Литмир - Электронная Библиотека
Содержание  
A
A

В 1938 году ведь сам же Сталин вынужден был сказать, что тут что-то не то, надо разобраться... Я сам являюсь человеком, который оказался, так сказать, не в стороне от этих ударов. Меня исключили из партии, я чудом избежал ареста, был безработный, всей семьей голодали, буханку хлеба делили на неделю; мужа моей сестры, известного чекиста, расстреляли... У меня было такое мнение, что Сталин все вершит, крушит. А вот когда встретился с ним, поработал не один год, увидел, что это совсем не то... И то, что именно я, или Константин Константинович Рокоссовский, тоже пострадавший в 37-м, да еще как! - такого высокого мнения о Сталине, особенно неприятно для многих, не дает полностью затоптать его.

Когда Хрущев попросил Рокоссовского написать какую-нибудь гадость о Сталине, тот ему ответил: «Товарищ Сталин для меня святой». На другой день Константин Константинович пришел на работу, а в его кабинете, в его кресле уже сидит Москаленко и протягивает ему решение о его снятии. Вот так делается. Рокоссовский говорит: «Встану утром, сделаю зарядку и вспоминаю, что мне некуда идти. Мы сейчас никому не нужны, даже кое-кому мешаем изобразить все по-своему».

А если о 37-м годе хотите узнать мое мнение, я считаю, что это было народное бедствие. Пострадали миллионы людей, но то, что Сталин на сто процентов виноват, сказать нельзя.

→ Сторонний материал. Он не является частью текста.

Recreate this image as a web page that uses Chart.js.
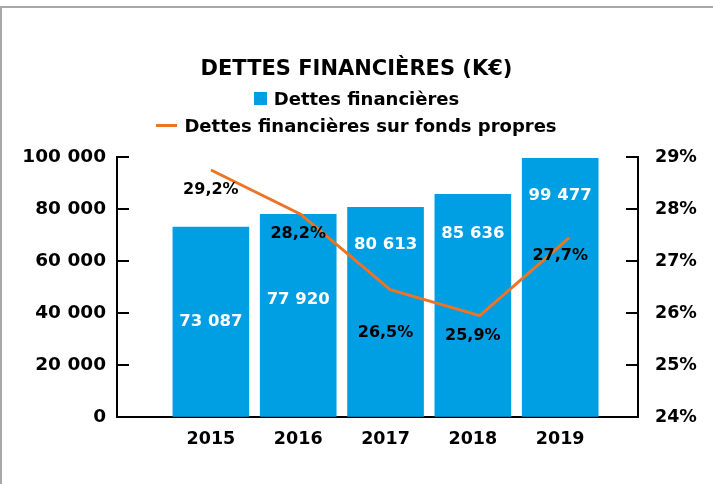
<!DOCTYPE html>
<html>
<head>
<meta charset="utf-8">
<script src="https://cdn.jsdelivr.net/npm/chart.js@4.4.1/dist/chart.umd.min.js"></script>
<style>
  html, body { margin: 0; padding: 0; background: #fff; }
  #wrap { position: relative; width: 713px; height: 484px; overflow: hidden; font-family: "DejaVu Sans", sans-serif; font-weight: bold; color: #000; }
  #frame { position: absolute; left: 0; top: 6px; width: 713px; height: 478px; box-sizing: border-box;
           border-top: 2px solid #a8a8a8; border-left: 2px solid #a8a8a8; }
  #chart { position: absolute; left: 0; top: 0; }
  .row { position: absolute; left: 0; width: 713px; display: flex; justify-content: center; align-items: center; }
  #title { top: 55px; height: 26px; font-size: 21px; }
  #leg1 { top: 86px; height: 24px; font-size: 18px; }
  #leg2 { top: 113px; height: 24px; font-size: 18px; }
  .sq { width: 13px; height: 13px; background: #009ee2; margin-right: 7px; }
  .ln { width: 21px; height: 3px; background: #ec7424; margin-right: 7px; }
</style>
</head>
<body>
<div id="wrap">
  <div id="frame"></div>
  <canvas id="chart" width="713" height="484"></canvas>
  <div class="row" id="title">DETTES FINANCIÈRES (K€)</div>
  <div class="row" id="leg1"><span class="sq"></span><span>Dettes financières</span></div>
  <div class="row" id="leg2"><span class="ln"></span><span>Dettes financières sur fonds propres</span></div>
</div>
<script>
// ─── DATA ─────────────────────────────────────────────────────────────────────

const years       = [2015, 2016, 2017, 2018, 2019];
const debts       = [73087, 77920, 80613, 85636, 99477];
const debtLabels  = ['73 087', '77 920', '80 613', '85 636', '99 477'];
const ratioPoints = [28.75, 27.9, 26.45, 25.95, 27.45];   // where the line is drawn
const ratioLabels = ['29,2%', '28,2%', '26,5%', '25,9%', '27,7%'];
const leftTicks   = [0, 20000, 40000, 60000, 80000, 100000];
const rightTicks  = [24, 25, 26, 27, 28, 29];

// label placement (value units of each axis)
const debtLabelAt  = [36500, 45300, 66400, 70600, 85300];
const ratioLabelAt = [28.37, 27.53, 25.61, 25.56, 27.10];

const BLUE   = '#009ee2';
const ORANGE = '#ec7424';
const FONT   = '"DejaVu Sans", sans-serif';

const thousands = v => String(v).replace(/\B(?=(\d{3})+(?!\d))/g, ' ');

// ─── PLUGINS ──────────────────────────────────────────────────────────────────

const innerTicks = {
  id: 'innerTicks',
  afterDraw(chart) {
    const { ctx, chartArea } = chart;
    const y = chart.scales.y, y2 = chart.scales.y2;
    ctx.save();
    ctx.strokeStyle = '#000';
    ctx.lineWidth = 2;
    ctx.beginPath();
    for (const v of leftTicks) {
      const py = Math.round(y.getPixelForValue(v));
      ctx.moveTo(chartArea.left, py);
      ctx.lineTo(chartArea.left + 12, py);
    }
    for (const v of rightTicks) {
      const py = Math.round(y2.getPixelForValue(v));
      ctx.moveTo(chartArea.right, py);
      ctx.lineTo(chartArea.right - 12, py);
    }
    ctx.stroke();
    ctx.restore();
  }
};

const valueLabels = {
  id: 'valueLabels',
  afterDatasetsDraw(chart) {
    const { ctx } = chart;
    const bars = chart.getDatasetMeta(1).data;
    ctx.save();
    ctx.textAlign = 'center';
    ctx.textBaseline = 'middle';
    bars.forEach((b, i) => {
      ctx.font = 'bold 16.5px ' + FONT;
      ctx.fillStyle = '#fff';
      ctx.fillText(debtLabels[i], b.x, chart.scales.y.getPixelForValue(debtLabelAt[i]));
      ctx.font = 'bold 16px ' + FONT;
      ctx.fillStyle = '#000';
      ctx.fillText(ratioLabels[i], b.x, chart.scales.y2.getPixelForValue(ratioLabelAt[i]));
    });
    ctx.restore();
  }
};

// ─── CHART ────────────────────────────────────────────────────────────────────

Chart.defaults.font.family = FONT;
Chart.defaults.font.weight = 'bold';
Chart.defaults.color = '#000';

new Chart(document.getElementById('chart'), {
  type: 'bar',
  data: {
    datasets: [
      {
        type: 'line',
        label: 'Dettes financières sur fonds propres',
        data: years.map((x, i) => ({ x, y: ratioPoints[i] })),
        xAxisID: 'x2',
        yAxisID: 'y2',
        borderColor: ORANGE,
        borderWidth: 3,
        pointRadius: 0,
        tension: 0,
        order: 0,
      },
      {
        type: 'bar',
        label: 'Dettes financières',
        data: years.map((x, i) => ({ x, y: debts[i] })),
        xAxisID: 'x',
        yAxisID: 'y',
        backgroundColor: BLUE,
        barThickness: 76,
        grouped: false,
        order: 1,
      },
    ]
  },
  options: {
    responsive: false,
    animation: false,
    layout: { padding: { top: 157, left: 0, right: 0, bottom: 0 } },
    plugins: {
      legend: { display: false },
      tooltip: { enabled: false },
      title: { display: false },
    },
    scales: {
      x: {
        type: 'linear',
        offset: false,
        min: 2013.925,
        max: 2019.891,
        afterBuildTicks: s => { s.ticks = years.map(v => ({ value: v })); },
        afterFit: s => { s.height = 67; },
        ticks: { callback: v => String(v), padding: 12, font: { size: 17.5 }, maxRotation: 0, autoSkip: false },
        grid: { offset: false, drawOnChartArea: false, drawTicks: false },
        border: { display: true, color: '#000', width: 2 },
      },
      x2: {
        type: 'linear',
        display: false,
        offset: false,
        min: 2013.951,
        max: 2019.766,
      },
      y: {
        position: 'left',
        min: 0,
        max: 100000,
        afterBuildTicks: s => { s.ticks = leftTicks.map(v => ({ value: v })); },
        afterFit: s => { s.width = 117; },
        ticks: { callback: v => thousands(v), padding: 11, font: { size: 18.5 } },
        grid: { drawOnChartArea: false, drawTicks: false },
        border: { display: true, color: '#000', width: 2 },
      },
      y2: {
        position: 'right',
        min: 24,
        max: 29,
        afterBuildTicks: s => { s.ticks = rightTicks.map(v => ({ value: v })); },
        afterFit: s => { s.width = 75; },
        ticks: { callback: v => v + '%', padding: 17, font: { size: 17.5 } },
        grid: { drawOnChartArea: false, drawTicks: false },
        border: { display: true, color: '#000', width: 2 },
      },
    }
  },
  plugins: [innerTicks, valueLabels]
});
</script>
</body>
</html>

Кто у него были главные помощники? В армии Мехлис, а по гражданским делам, по московской партийной организации – Никита Сергеевич Хрущев, и 54 тысячи человек на Украине он на тот свет отправил, он же был председателем тройки, он подписывал эти документы! Конечно, Сталин как главный руководительл нашего государства несет политическую ответственность за это, но сказать, что это творилось персонально, по каждому человеку, с его санкции, такого мы сказать не можем...»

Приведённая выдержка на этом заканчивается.